The outsiders apparently tried to hide their footsteps by redirecting commands through hacked U.S. servers. "If someone is seeing that traffic, for instance the security team of the victim organization, it will look less suspicious," he said.
"We shouldn't jump to assumptions but whoever is behind Sykipot is massively collecting information from targeted victims that covers dozens of industries," Blasco wrote in December. There are several clues pointing to China. At least six Chinese network locations, or IP addresses, were hosting the command-and-control servers, he found. In addition, one of the tools the authors used to package the email campaigns contained message errors in Chinese. Also, all the documentation to set up the framework for running the server software is written in Mandarin. And most of the Web addresses displaying the images were registered on Xinnet, a Chinese domain name seller.

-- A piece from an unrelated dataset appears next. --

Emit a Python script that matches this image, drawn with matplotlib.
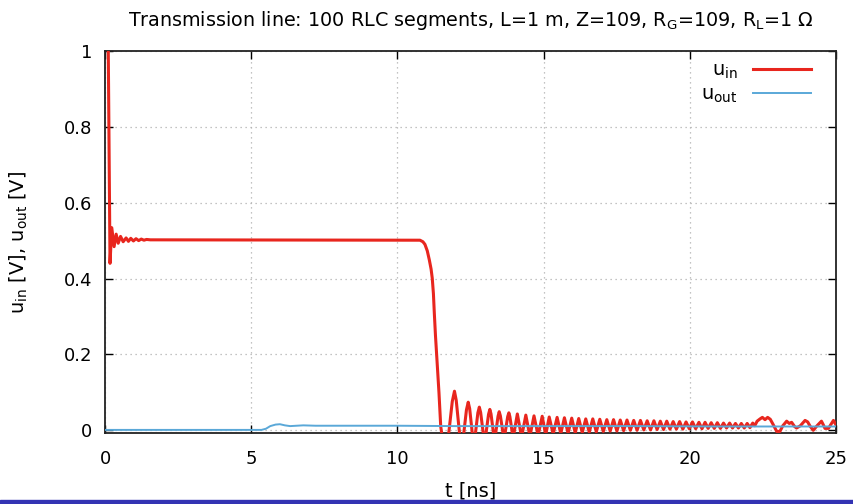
"""Transmission line step response: u_in and u_out over time."""

import matplotlib
matplotlib.use("Agg")
import matplotlib.pyplot as plt
from matplotlib.patches import Rectangle
from matplotlib.ticker import FuncFormatter


# start transient, plateau and falling edge of u_in (t in ns, u in V)
IN_T_HEAD = [0.02, 0.10, 0.17, 0.23, 0.31, 0.38, 0.45, 0.53, 0.62, 0.72,
             0.80, 0.88, 0.97, 1.06, 1.15, 1.24, 1.33, 1.42, 1.55,
             10.77, 10.87, 10.94, 11.02, 11.09, 11.15, 11.19, 11.23, 11.26, 11.30,
             11.34, 11.42, 11.48, 11.65]
IN_U_HEAD = [1.5, 1.1, 0.44, 0.534, 0.484, 0.517, 0.493, 0.511, 0.497, 0.507,
             0.498, 0.506, 0.499, 0.505, 0.500, 0.504, 0.501, 0.503, 0.502,
             0.501, 0.497, 0.490, 0.473, 0.449, 0.425, 0.401, 0.36, 0.31, 0.25,
             0.20, 0.099, 0.01, -0.08]

# ringing after the edge: peaks and the troughs that follow them
PEAK_T = [11.95, 12.42, 12.80, 13.16, 13.48, 13.81, 14.10, 14.39, 14.67, 14.95,
          15.19, 15.46, 15.71, 15.96, 16.20, 16.44, 16.68, 16.92, 17.16, 17.39,
          17.62, 17.85, 18.08, 18.31, 18.54, 18.77, 18.99, 19.21, 19.43, 19.65,
          19.87, 20.09, 20.31, 20.52, 20.73, 20.94, 21.15, 21.36, 21.56, 21.76,
          21.96, 22.15]
PEAK_U = [0.103, 0.074, 0.061, 0.055, 0.049, 0.046, 0.043, 0.040, 0.038, 0.037,
          0.035, 0.034, 0.033, 0.032, 0.031, 0.030, 0.030, 0.029, 0.028, 0.028,
          0.027, 0.027, 0.026, 0.026, 0.025, 0.025, 0.024, 0.024, 0.023, 0.023,
          0.022, 0.022, 0.021, 0.021, 0.020, 0.020, 0.019, 0.019, 0.018, 0.018,
          0.018, 0.019]
TROUGH_T = [12.19, 12.61, 12.98, 13.32, 13.645, 13.955, 14.245, 14.53, 14.81, 15.07,
            15.325, 15.585, 15.835, 16.08, 16.32, 16.56, 16.80, 17.04, 17.275, 17.505,
            17.735, 17.965, 18.195, 18.425, 18.655, 18.88, 19.10, 19.32, 19.54, 19.76,
            19.98, 20.20, 20.415, 20.625, 20.835, 21.045, 21.255, 21.46, 21.66, 21.86,
            22.055]
TROUGH_U = [-0.060, -0.045, -0.036, -0.030, -0.025, -0.021, -0.018, -0.016, -0.014, -0.012,
            -0.010, -0.009, -0.008, -0.007, -0.006, -0.005, -0.004, -0.003, -0.002, -0.002,
            -0.001, 0.000, 0.000, 0.001, 0.001, 0.002, 0.002, 0.003, 0.003, 0.003,
            0.004, 0.004, 0.004, 0.005, 0.005, 0.005, 0.006, 0.006, 0.006, 0.006,
            0.007]
# rounded shoulders of the first, tall lobes
SHOULDER_T = [11.875, 12.01, 12.36, 12.47, 12.75, 12.845, 13.115, 13.20,
              13.44, 13.52, 13.77, 13.845]
SHOULDER_U = [0.076, 0.079, 0.054, 0.057, 0.046, 0.047, 0.042, 0.043,
              0.037, 0.038, 0.036, 0.036]

# reflections arriving near the end of the window
IN_T_TAIL = [22.22, 22.30, 22.40, 22.48, 22.57, 22.66, 22.75, 22.85, 22.97, 23.08,
             23.18, 23.31, 23.40, 23.48, 23.58, 23.65, 23.78, 23.94, 24.03, 24.11,
             24.22, 24.35, 24.50, 24.56, 24.62, 24.74, 24.82, 24.91, 25.0]
IN_U_TAIL = [0.012, 0.024, 0.030, 0.034, 0.028, 0.034, 0.029, 0.015, -0.003, -0.003,
             0.012, 0.024, 0.018, 0.021, 0.010, 0.006, 0.012, 0.026, 0.022, 0.011,
             0.000, 0.012, 0.024, 0.015, 0.005, 0.005, 0.015, 0.026, 0.014]

OUT_T = [0.0, 5.35, 5.50, 5.65, 5.83, 5.98, 6.15, 6.33, 6.55, 6.78, 7.2, 8.0,
         10.0, 12.0, 15.0, 18.0, 21.0, 23.0, 25.0]
OUT_U = [0.001, 0.001, 0.004, 0.011, 0.015, 0.016, 0.013, 0.011, 0.012, 0.013, 0.012, 0.012,
         0.012, 0.011, 0.011, 0.011, 0.010, 0.010, 0.010]

TITLE = r"Transmission line: 100 RLC segments, L=1 m, Z=109, R$_\mathrm{G}$=109, R$_\mathrm{L}$=1 $\Omega$"
X_TICKS = [0, 5, 10, 15, 20, 25]
Y_TICKS = [0, 0.2, 0.4, 0.6, 0.8, 1]


def u_in_series():
    ring = sorted(zip(PEAK_T + TROUGH_T + SHOULDER_T, PEAK_U + TROUGH_U + SHOULDER_U))
    t = IN_T_HEAD + [p[0] for p in ring] + IN_T_TAIL
    u = IN_U_HEAD + [p[1] for p in ring] + IN_U_TAIL
    return t, u


def main():
    plt.rcParams["font.family"] = "DejaVu Sans"
    plt.rcParams["mathtext.default"] = "regular"
    fig = plt.figure(figsize=(8.54, 5.04), dpi=100)
    ax = fig.add_axes([0.123, 0.141, 0.856, 0.758])

    t_in, u_in = u_in_series()
    ax.plot(t_in, u_in, color="#e8261e", lw=2.2, label=r"u$_\mathrm{in}$", zorder=3)
    ax.plot(OUT_T, OUT_U, color="#5aa8d8", lw=1.4, label=r"u$_\mathrm{out}$", zorder=4)

    ax.set_xlim(0, 25); ax.set_ylim(-0.007, 1)
    ax.set_xticks(X_TICKS); ax.set_yticks(Y_TICKS)
    ax.yaxis.set_major_formatter(FuncFormatter(lambda v, _: f"{v:g}"))
    ax.tick_params(direction="in", length=6, width=1, top=True, right=True, labelsize=13)
    ax.tick_params(axis="x", pad=12); ax.tick_params(axis="y", pad=9)
    ax.grid(True, color="#b0b0b0", lw=0.9, linestyle=(0, (1, 3)))
    for spine in ax.spines.values():
        spine.set_linewidth(1.3); spine.set_color("#222222")

    ax.set_xlabel("t [ns]", fontsize=14)
    ax.xaxis.set_label_coords(0.5, -0.128)
    ax.set_ylabel(r"u$_\mathrm{in}$ [V], u$_\mathrm{out}$ [V]", fontsize=14)
    ax.yaxis.set_label_coords(-0.103, 0.5)
    ax.set_title(TITLE, fontsize=13.8, pad=18)
    ax.legend(loc="upper right", bbox_to_anchor=(0.977, 0.995), borderaxespad=0,
              frameon=False, markerfirst=False, fontsize=14,
              handlelength=3.0, labelspacing=0.2)

    fig.patches.append(Rectangle((0, 0), 1, 0.007, transform=fig.transFigure,
                                 color="#3333b3", zorder=0))
    fig.savefig("out.png", dpi=100)


if __name__ == "__main__":
    main()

This is not the first time cybersecurity researchers have uncovered evidence of a single operative undertaking aggressive surveillance of military contractors. In 2011, McAfee investigators reported that during a targeted five-year operation, one specific entity penetrated the computers of 72 global organizations, including six federal agencies, 13 defense contractors and two computer security companies.
Pentagon officials were not immediately able to comment.
A GSA spokesman said in a statement, "like every federal agency, we're constantly on the lookout for new attacks against our systems. We've successfully used best-in-class techniques and safeguards to prevent inappropriate access to our systems and continually educate our employees to be on the watch for phishing scams."